Thomas Duxbury has been named project manager of NASA's Stardust mission to collect a comet sample and return it to Earth. The mission is managed by the Jet Propulsion Laboratory, Pasadena, Calif.
Duxbury, who has served as Stardust's acting project manager for the past year, replaces Dr. Kenneth Atkins, who now heads a JPL program to develop the leadership of the Laboratory's projects.
Duxbury joined the Stardust project as mission manager in 1996 and was responsible for a wide range of elements including navigation, mission design, the ground data system, science data management and archive and mission operations. Stardust, launched in February 1999, is en route to Comet Wild-2 to capture a sample of material and then return the sample to Earth in 2006.

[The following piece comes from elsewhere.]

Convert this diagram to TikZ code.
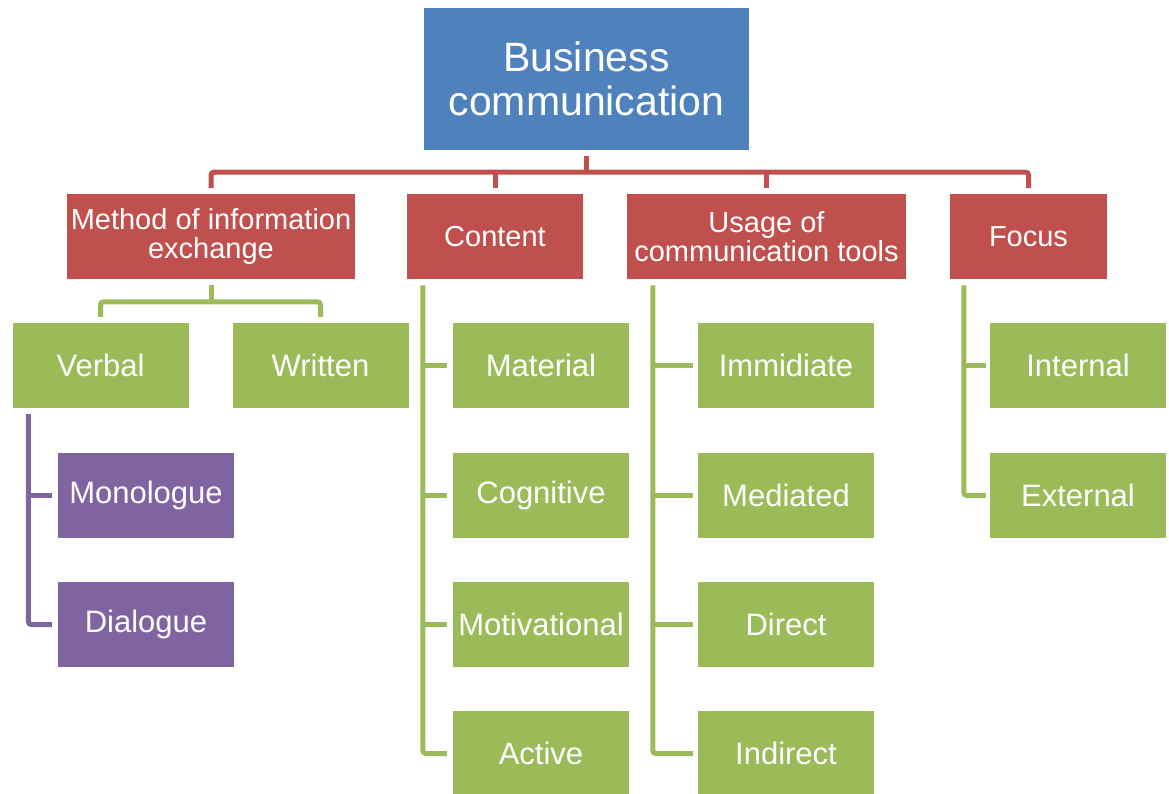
\documentclass[tikz,border=0pt]{standalone}
\usepackage{fontspec}
\setmainfont{Liberation Sans}
\usetikzlibrary{calc}
\definecolor{cblue}{HTML}{4F81BD}
\definecolor{cred}{HTML}{C0504D}
\definecolor{cgreen}{HTML}{9BBB59}
\definecolor{cpurple}{HTML}{8064A2}
\tikzset{
  basebox/.style={rectangle, inner sep=0pt, text=white, align=center, anchor=center},
  topbox/.style={basebox, fill=cblue, minimum width=325pt, minimum height=142pt, font=\fontsize{41}{44}\selectfont},
  catbox/.style={basebox, fill=cred, minimum height=85pt, font=\fontsize{29}{29}\selectfont},
  leafbox/.style={basebox, fill=cgreen, minimum width=176pt, minimum height=85pt, font=\fontsize{31}{33}\selectfont},
  subbox/.style={basebox, fill=cpurple, minimum width=176pt, minimum height=85pt, font=\fontsize{31}{33}\selectfont},
  redline/.style={draw=cred, line width=5pt, rounded corners=3pt},
  greenline/.style={draw=cgreen, line width=5pt, rounded corners=3pt},
  purpleline/.style={draw=cpurple, line width=5pt, rounded corners=3pt}
}
\begin{document}
\begin{tikzpicture}[x=1pt, y=-1pt]
\useasboundingbox (0,0) rectangle (1169,794);
% top
\node[topbox] (top) at (586.5,79) {Business\\communication};
% categories
\node[catbox, minimum width=288pt] (method) at (211,236.75) {Method of information\\exchange};
\node[catbox, minimum width=176pt] (content) at (495,236.75) {Content};
\node[catbox, minimum width=279pt] (usage) at (766.5,236.75) {Usage of\\communication tools};
\node[catbox, minimum width=157pt] (focus) at (1028.5,236.75) {Focus};
% method children
\node[leafbox] (verbal) at (100.5,365.5) {Verbal};
\node[leafbox] (written) at (320.5,365.5) {Written};
\node[subbox] (monologue) at (146,495.5) {Monologue};
\node[subbox] (dialogue) at (146,624.5) {Dialogue};
% content children
\node[leafbox] (material) at (541,365.5) {Material};
\node[leafbox] (cognitive) at (541,495.5) {Cognitive};
\node[leafbox] (motivational) at (541,624.5) {Motivational};
\node[leafbox] (active) at (541,753.5) {Active};
% usage children
\node[leafbox] (immidiate) at (786,365.5) {Immidiate};
\node[leafbox] (mediated) at (786,495.5) {Mediated};
\node[leafbox] (direct) at (786,624.5) {Direct};
\node[leafbox] (indirect) at (786,753.5) {Indirect};
% focus children
\node[leafbox] (internal) at (1078,365.5) {Internal};
\node[leafbox] (external) at (1078,495.5) {External};

% red connectors
\draw[redline] ($(top.south)+(0,6)$) -- ($(top.south)+(0,22)$);
\draw[redline] ($(method.north)+(0,-6)$) -- ($(method.north)+(0,-22)$) -- ($(focus.north)+(0,-22)$) -- ($(focus.north)+(0,-6)$);
\draw[redline] ($(content.north)+(0,-6)$) -- ($(content.north)+(0,-22)$);
\draw[redline] ($(usage.north)+(0,-6)$) -- ($(usage.north)+(0,-22)$);

% method -> verbal / written
\draw[greenline] ($(method.south)+(0,6)$) -- ($(method.south)+(0,22)$);
\draw[greenline] ($(verbal.north)+(0,-6)$) -- ($(verbal.north)+(0,-21)$) -- ($(written.north)+(0,-21)$) -- ($(written.north)+(0,-6)$);

% verbal -> monologue / dialogue
\draw[purpleline] ($(verbal.south west)+(16,6)$) |- ($(dialogue.west)+(-6,0)$);
\draw[purpleline] ($(monologue.west)+(-6,0)$) -- ($(monologue.west)+(-30,0)$);

% content spine
\draw[greenline] ($(content.south west)+(16,6)$) |- ($(active.west)+(-6,0)$);
\draw[greenline] ($(material.west)+(-6,0)$) -- ($(material.west)+(-30,0)$);
\draw[greenline] ($(cognitive.west)+(-6,0)$) -- ($(cognitive.west)+(-30,0)$);
\draw[greenline] ($(motivational.west)+(-6,0)$) -- ($(motivational.west)+(-30,0)$);

% usage spine
\draw[greenline] ($(usage.south west)+(26,6)$) |- ($(indirect.west)+(-5,0)$);
\draw[greenline] ($(immidiate.west)+(-5,0)$) -- ($(immidiate.west)+(-45,0)$);
\draw[greenline] ($(mediated.west)+(-5,0)$) -- ($(mediated.west)+(-45,0)$);
\draw[greenline] ($(direct.west)+(-5,0)$) -- ($(direct.west)+(-45,0)$);

% focus spine
\draw[greenline] ($(focus.south west)+(14,6)$) |- ($(external.west)+(-4,0)$);
\draw[greenline] ($(internal.west)+(-4,0)$) -- ($(internal.west)+(-26,0)$);
\end{tikzpicture}
\end{document}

A native of Fort Wayne, Ind., Duxbury attended Purdue University in West Lafayette, Ind., where he earned his bachelor's and master's degrees in electrical engineering. Upon graduating in 1966, he started work at JPL in the field of optical navigation on the Mariner 6 and 7 missions to Mars.
Duxbury has served on numerous planetary mission teams including the Mariner 6, 7, 9 and 10 missions; the Mars Viking mission that sent two landers and two orbiters to Mars; the Pioneers 10 and 11 missions to Jupiter and Saturn; Voyagers 1 and 2 to the outer planets; the Soviet Phobos Mission to Mars; the Mars Observer mission; the Department of Defense/NASA Clementine mission that studied the Moon; and the Russian Mars 1996 mission. He has served on many NASA panels and working groups such as the NASA Planetary Cartography and Geologic Mapping Working Group and the Russian/U.S. Joint Working Group on Solar System Exploration for Mars Mission Coordination and Science Data Exchange.
In addition to his new Stardust role, Duxbury is a member of the science teams for the Mars Global Surveyor's laser altimeter and the European Space Agency's Mars Express orbiter and lander. He is also the lead scientist for geodesy and cartography in the Mars Exploration Office. His roles on past missions have included engineering and scientific data analysis on highly irregularly shaped and rotating planetary bodies.
For his pioneering work in characterizing Mars' moons Phobos and Deimos, Duxbury received the NASA Medal for Exceptional Scientific Achievement. He has also received eight NASA Group Awards and the Institute of Navigation Burka Award. He received the Soviet Flight Control Center Medal, being the only American in Moscow supporting the Phobos '88 encounter and landing operations. He is listed in American Men and Women in Science and in Who's Who in America.
He lives in Pasadena with his wife, Dr. Natalia Duxbury, a scientist at JPL. Stardust is managed by JPL for NASA's Office of Space Science, Washington, D.C. JPL is a division of the California Institute of Technology.